• Problem to work on: Print the lines of the listing below verbatim from its first line through the line bearing "(1985-1990)', 'C16 (> 1990)'];". Any pictures are to be omitted.

** Begin **

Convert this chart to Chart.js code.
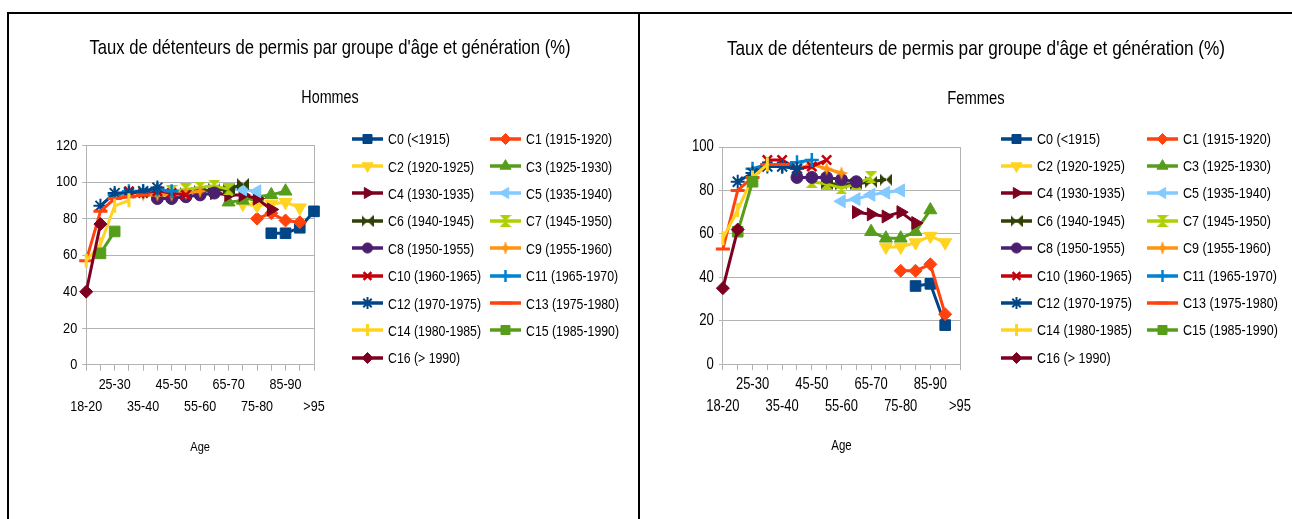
<!DOCTYPE html>
<html lang="fr">
<head>
<meta charset="UTF-8">
<title>Taux de détenteurs de permis</title>
<script src="https://cdn.jsdelivr.net/npm/chart.js@4.4.1/dist/chart.umd.min.js"></script>
<style>
  body { margin: 0; background: #fff; width: 1292px; height: 519px; overflow: hidden; position: relative;
         font-family: 'Liberation Sans', Arial, sans-serif; }
  .frame { position: absolute; background: #000; }
  .box { position: absolute; top: 20px; height: 440px; }
  .legend { position: absolute; top: 125px; display: grid; grid-auto-rows: 27.4px; color: #000; }
  .legend div { display: flex; align-items: center; white-space: nowrap; }
  .legend canvas { margin-right: 5px; }
  .legend span { display: inline-block; transform: scaleX(0.82); transform-origin: 0 50%; }
</style>
</head>
<body>
<div class="frame" style="left:7px;top:12px;width:2px;height:507px"></div>
<div class="frame" style="left:7px;top:12px;width:1285px;height:2px"></div>
<div class="frame" style="left:638px;top:12px;width:2px;height:507px"></div>

<div class="box" style="left:20px;width:620px"><canvas id="hommes"></canvas></div>
<div id="legendHommes" class="legend" style="left:352px;grid-template-columns:138px auto;font-size:15px"></div>

<div class="box" style="left:660px;width:632px"><canvas id="femmes"></canvas></div>
<div id="legendFemmes" class="legend" style="left:1001px;grid-template-columns:146px auto;font-size:15.3px"></div>

<script>
const _ = null;

const ages = ['18-20', '20-25', '25-30', '30-35', '35-40', '40-45', '45-50', '50-55', '55-60',
              '60-65', '65-70', '70-75', '75-80', '80-85', '85-90', '90-95', '>95'];

const generations = ['C0 (<1915)', 'C1 (1915-1920)', 'C2 (1920-1925)', 'C3 (1925-1930)',
  'C4 (1930-1935)', 'C5 (1935-1940)', 'C6 (1940-1945)', 'C7 (1945-1950)', 'C8 (1950-1955)',
  'C9 (1955-1960)', 'C10 (1960-1965)', 'C11 (1965-1970)', 'C12 (1970-1975)', 'C13 (1975-1980)',
  'C14 (1980-1985)', 'C15 (1985-1990)', 'C16 (> 1990)'];

const colors = ['#004586', '#ff420e', '#ffd320', '#579d1c', '#7e0021', '#83caff', '#314004',
  '#aecf00', '#4b1f6f', '#ff950e', '#c5000b', '#0084d1', '#004586', '#ff420e', '#ffd320',
  '#579d1c', '#7e0021'];

// Hommes
const hommesC0  = [_,_,_,_,_,_,_,_,_,_,_,_,_,72,72,75,84];
const hommesC1  = [_,_,_,_,_,_,_,_,_,_,_,_,80,83,79,78,_];
const hommesC2  = [_,_,_,_,_,_,_,_,_,_,_,88,87,88,89,86,_];
const hommesC3  = [_,_,_,_,_,_,_,_,_,_,89,90,92,93,95,_,_];
const hommesC4  = [_,_,_,_,_,_,_,_,_,94,93,93,91,85,_,_,_];
const hommesC5  = [_,_,_,_,_,_,_,_,94,95,96,96,95,_,_,_,_];
const hommesC6  = [_,_,_,_,_,_,_,94,95,96,96,99,_,_,_,_,_];
const hommesC7  = [_,_,_,_,_,_,95,96,97,98,96,_,_,_,_,_,_];
const hommesC8  = [_,_,_,_,_,91,91,92,93,94,_,_,_,_,_,_,_];
const hommesC9  = [_,_,_,_,93,93,93,94,95,_,_,_,_,_,_,_,_];
const hommesC10 = [_,_,_,95,94,95,94,93,_,_,_,_,_,_,_,_,_];
const hommesC11 = [_,_,93,95,95,96,95,_,_,_,_,_,_,_,_,_,_];
const hommesC12 = [_,87,94,94,95,97,_,_,_,_,_,_,_,_,_,_,_];
const hommesC13 = [57,84,91,92,93,_,_,_,_,_,_,_,_,_,_,_,_];
const hommesC14 = [57,66,87,90,_,_,_,_,_,_,_,_,_,_,_,_,_];
const hommesC15 = [_,61,73,_,_,_,_,_,_,_,_,_,_,_,_,_,_];
const hommesC16 = [40,77,_,_,_,_,_,_,_,_,_,_,_,_,_,_,_];

// Femmes
const femmesC0  = [_,_,_,_,_,_,_,_,_,_,_,_,_,36,37,18,_];
const femmesC1  = [_,_,_,_,_,_,_,_,_,_,_,_,43,43,46,23,_];
const femmesC2  = [_,_,_,_,_,_,_,_,_,_,_,54,54,56,59,56,_];
const femmesC3  = [_,_,_,_,_,_,_,_,_,_,61,58,58,61,71,_,_];
const femmesC4  = [_,_,_,_,_,_,_,_,_,70,69,68,70,65,_,_,_];
const femmesC5  = [_,_,_,_,_,_,_,_,75,76,78,79,80,_,_,_,_];
const femmesC6  = [_,_,_,_,_,_,_,83,83,83,84,85,_,_,_,_,_];
const femmesC7  = [_,_,_,_,_,_,84,83,81,83,86,_,_,_,_,_,_];
const femmesC8  = [_,_,_,_,_,86,86,86,85,84,_,_,_,_,_,_,_];
const femmesC9  = [_,_,_,_,91,90,92,90,88,_,_,_,_,_,_,_,_];
const femmesC10 = [_,_,_,94,94,90,91,94,_,_,_,_,_,_,_,_,_];
const femmesC11 = [_,_,90,92,91,93,94,_,_,_,_,_,_,_,_,_,_];
const femmesC12 = [_,84,88,91,91,90,_,_,_,_,_,_,_,_,_,_,_];
const femmesC13 = [53,80,86,92,92,_,_,_,_,_,_,_,_,_,_,_,_];
const femmesC14 = [58,71,86,92,_,_,_,_,_,_,_,_,_,_,_,_,_];
const femmesC15 = [_,61,84,_,_,_,_,_,_,_,_,_,_,_,_,_,_];
const femmesC16 = [35,62,_,_,_,_,_,_,_,_,_,_,_,_,_,_,_];

const hommesSeries = [hommesC0, hommesC1, hommesC2, hommesC3, hommesC4, hommesC5, hommesC6, hommesC7,
  hommesC8, hommesC9, hommesC10, hommesC11, hommesC12, hommesC13, hommesC14, hommesC15, hommesC16];
const femmesSeries = [femmesC0, femmesC1, femmesC2, femmesC3, femmesC4, femmesC5, femmesC6, femmesC7,
  femmesC8, femmesC9, femmesC10, femmesC11, femmesC12, femmesC13, femmesC14, femmesC15, femmesC16];

const FONT = "'Liberation Sans', Arial, sans-serif";
const GRID = '#b3b3b3';
const NARROW = 0.82; // the original uses a narrow font, squeeze canvas text the same way

// canvas text drawn horizontally condensed (measure is scaled too so layout stays right)
function narrowContext(canvas, sx) {
  const ctx = canvas.getContext('2d');
  const fill = ctx.fillText.bind(ctx);
  const measure = ctx.measureText.bind(ctx);
  ctx.fillText = function (text, x, y, maxWidth) {
    ctx.save();
    ctx.translate(x, y);
    ctx.scale(sx, 1);
    if (maxWidth === undefined) fill(text, 0, 0);
    else fill(text, 0, 0, maxWidth / sx);
    ctx.restore();
  };
  ctx.measureText = function (text) {
    const m = measure(text);
    return {
      width: m.width * sx,
      actualBoundingBoxAscent: m.actualBoundingBoxAscent,
      actualBoundingBoxDescent: m.actualBoundingBoxDescent,
      actualBoundingBoxLeft: m.actualBoundingBoxLeft * sx,
      actualBoundingBoxRight: m.actualBoundingBoxRight * sx
    };
  };
  return ctx;
}

// small canvas markers for the symbols Chart.js does not have
function shapeMarker(kind, color, s) {
  const c = document.createElement('canvas');
  c.width = s; c.height = s;
  const g = c.getContext('2d');
  g.fillStyle = color;
  g.beginPath();
  const m = s / 2, k = s * 0.13;
  if (kind === 'bowtie') {
    g.moveTo(0, 0); g.lineTo(s, s); g.lineTo(s, 0); g.lineTo(0, s);
  } else if (kind === 'hourglass') {
    g.moveTo(0, 0); g.lineTo(s, 0); g.lineTo(0, s); g.lineTo(s, s);
  } else { // 4 point star
    g.moveTo(m, 0); g.lineTo(m + k, m - k); g.lineTo(s, m); g.lineTo(m + k, m + k);
    g.lineTo(m, s); g.lineTo(m - k, m + k); g.lineTo(0, m); g.lineTo(m - k, m - k);
  }
  g.closePath();
  g.fill();
  return c;
}

const markers = [
  {style: 'rect', radius: 7.5},
  {style: 'rectRot', radius: 6.5},
  {style: 'triangle', rotation: 180, radius: 7.5},
  {style: 'triangle', radius: 7.5},
  {style: 'triangle', rotation: 90, radius: 7.5},
  {style: 'triangle', rotation: -90, radius: 7.5},
  {style: shapeMarker('bowtie', colors[6], 12), radius: 6},
  {style: shapeMarker('hourglass', colors[7], 12), radius: 6},
  {style: 'circle', radius: 6},
  {style: shapeMarker('star4', colors[9], 14), radius: 6},
  {style: 'crossRot', radius: 6.5, bw: 2.5},
  {style: 'cross', radius: 7, bw: 2.5},
  {style: 'star', radius: 7, bw: 2},
  {style: 'line', radius: 7, bw: 3},
  {style: 'line', rotation: 90, radius: 7, bw: 3},
  {style: 'rect', radius: 7.5},
  {style: 'rectRot', radius: 6.5}
];

function buildDatasets(series) {
  return series.map((data, i) => ({
    label: generations[i],
    data: data,
    borderColor: colors[i],
    backgroundColor: colors[i],
    borderWidth: 3,
    pointStyle: markers[i].style,
    pointRotation: markers[i].rotation || 0,
    pointRadius: markers[i].radius,
    pointHoverRadius: markers[i].radius,
    pointBorderWidth: markers[i].bw || 1,
    pointBackgroundColor: colors[i],
    pointBorderColor: colors[i],
    order: 16 - i
  }));
}

// every other age group, on two staggered rows
function xLabel(value, index) {
  if (index % 2) return '';
  return index % 4 === 0 ? ['', ages[index]] : [ages[index], ''];
}

function makeChart(id, series, subtitle, yMax, side, rightWidth, sizes) {
  const ctx = narrowContext(document.getElementById(id), NARROW);
  return new Chart(ctx, {
    type: 'line',
    data: { labels: ages, datasets: buildDatasets(series) },
    options: {
      responsive: true,
      maintainAspectRatio: false,
      animation: false,
      layout: { padding: { left: side, right: side, top: 0, bottom: 1 } },
      plugins: {
        legend: { display: false },
        tooltip: { enabled: false },
        title: {
          display: true,
          text: "Taux de détenteurs de permis par groupe d'âge et génération (%)",
          color: '#000',
          font: { family: FONT, size: sizes.title, weight: 'normal', lineHeight: 1.2 },
          padding: { top: 16.2, bottom: 14 }
        },
        subtitle: {
          display: true,
          text: subtitle,
          color: '#000',
          font: { family: FONT, size: sizes.sub, weight: 'normal', lineHeight: 1.2 },
          padding: { top: 13, bottom: 37 }
        }
      },
      scales: {
        x: {
          offset: false,
          grid: { drawOnChartArea: false, drawTicks: true, tickLength: 6, color: GRID },
          border: { color: GRID },
          ticks: {
            autoSkip: false, maxRotation: 0, minRotation: 0, padding: 3, color: '#000',
            font: { family: FONT, size: sizes.xtick, lineHeight: 22 / sizes.xtick },
            callback: xLabel
          },
          title: {
            display: true, text: 'Age', color: '#000',
            font: { family: FONT, size: sizes.age, lineHeight: 1.2 },
            padding: { top: 18, bottom: 4 }
          }
        },
        y: {
          min: 0, max: yMax,
          grid: { color: GRID, tickLength: 4 },
          border: { color: GRID },
          ticks: { stepSize: 20, padding: 5, color: '#000', font: { family: FONT, size: sizes.ytick } }
        },
        y2: {
          position: 'right',
          grid: { display: false },
          border: { display: true, color: GRID },
          ticks: { display: false },
          afterFit: scale => { scale.width = rightWidth; }
        }
      }
    }
  });
}

function legendIcon(ds) {
  const c = document.createElement('canvas');
  c.width = 31; c.height = 16;
  const g = c.getContext('2d');
  g.strokeStyle = ds.borderColor;
  g.lineWidth = 3.5;
  g.beginPath(); g.moveTo(0, 8); g.lineTo(31, 8); g.stroke();
  if (ds.pointStyle instanceof HTMLCanvasElement) {
    g.drawImage(ds.pointStyle, 15.5 - ds.pointStyle.width / 2, 8 - ds.pointStyle.height / 2);
  } else if (window.Chart && Chart.helpers && Chart.helpers.drawPoint) {
    g.fillStyle = ds.pointBackgroundColor;
    g.strokeStyle = ds.pointBorderColor;
    g.lineWidth = ds.pointBorderWidth;
    Chart.helpers.drawPoint(g, {
      pointStyle: ds.pointStyle, rotation: ds.pointRotation,
      radius: ds.pointRadius * 0.85, borderWidth: ds.pointBorderWidth
    }, 15.5, 8);
  }
  return c;
}

function buildLegend(chart, id) {
  const box = document.getElementById(id);
  chart.data.datasets.forEach(ds => {
    const item = document.createElement('div');
    item.appendChild(legendIcon(ds));
    const span = document.createElement('span');
    span.textContent = ds.label;
    item.appendChild(span);
    box.appendChild(item);
  });
}

const hommesChart = makeChart('hommes', hommesSeries, 'Hommes', 120, 31, 295,
  { title: 20.3, sub: 17.5, xtick: 15.3, ytick: 15.5, age: 13.5 });
const femmesChart = makeChart('femmes', femmesSeries, 'Femmes', 100, 27, 305,
  { title: 21, sub: 18, xtick: 15.8, ytick: 16, age: 14 });

buildLegend(hommesChart, 'legendHommes');
buildLegend(femmesChart, 'legendFemmes');
</script>
</body>
</html>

** End **

• Response:
Convert this chart to Chart.js code.
<!DOCTYPE html>
<html lang="fr">
<head>
<meta charset="UTF-8">
<title>Taux de détenteurs de permis</title>
<script src="https://cdn.jsdelivr.net/npm/chart.js@4.4.1/dist/chart.umd.min.js"></script>
<style>
  body { margin: 0; background: #fff; width: 1292px; height: 519px; overflow: hidden; position: relative;
         font-family: 'Liberation Sans', Arial, sans-serif; }
  .frame { position: absolute; background: #000; }
  .box { position: absolute; top: 20px; height: 440px; }
  .legend { position: absolute; top: 125px; display: grid; grid-auto-rows: 27.4px; color: #000; }
  .legend div { display: flex; align-items: center; white-space: nowrap; }
  .legend canvas { margin-right: 5px; }
  .legend span { display: inline-block; transform: scaleX(0.82); transform-origin: 0 50%; }
</style>
</head>
<body>
<div class="frame" style="left:7px;top:12px;width:2px;height:507px"></div>
<div class="frame" style="left:7px;top:12px;width:1285px;height:2px"></div>
<div class="frame" style="left:638px;top:12px;width:2px;height:507px"></div>

<div class="box" style="left:20px;width:620px"><canvas id="hommes"></canvas></div>
<div id="legendHommes" class="legend" style="left:352px;grid-template-columns:138px auto;font-size:15px"></div>

<div class="box" style="left:660px;width:632px"><canvas id="femmes"></canvas></div>
<div id="legendFemmes" class="legend" style="left:1001px;grid-template-columns:146px auto;font-size:15.3px"></div>

<script>
const _ = null;

const ages = ['18-20', '20-25', '25-30', '30-35', '35-40', '40-45', '45-50', '50-55', '55-60',
              '60-65', '65-70', '70-75', '75-80', '80-85', '85-90', '90-95', '>95'];

const generations = ['C0 (<1915)', 'C1 (1915-1920)', 'C2 (1920-1925)', 'C3 (1925-1930)',
  'C4 (1930-1935)', 'C5 (1935-1940)', 'C6 (1940-1945)', 'C7 (1945-1950)', 'C8 (1950-1955)',
  'C9 (1955-1960)', 'C10 (1960-1965)', 'C11 (1965-1970)', 'C12 (1970-1975)', 'C13 (1975-1980)',
  'C14 (1980-1985)', 'C15 (1985-1990)', 'C16 (> 1990)'];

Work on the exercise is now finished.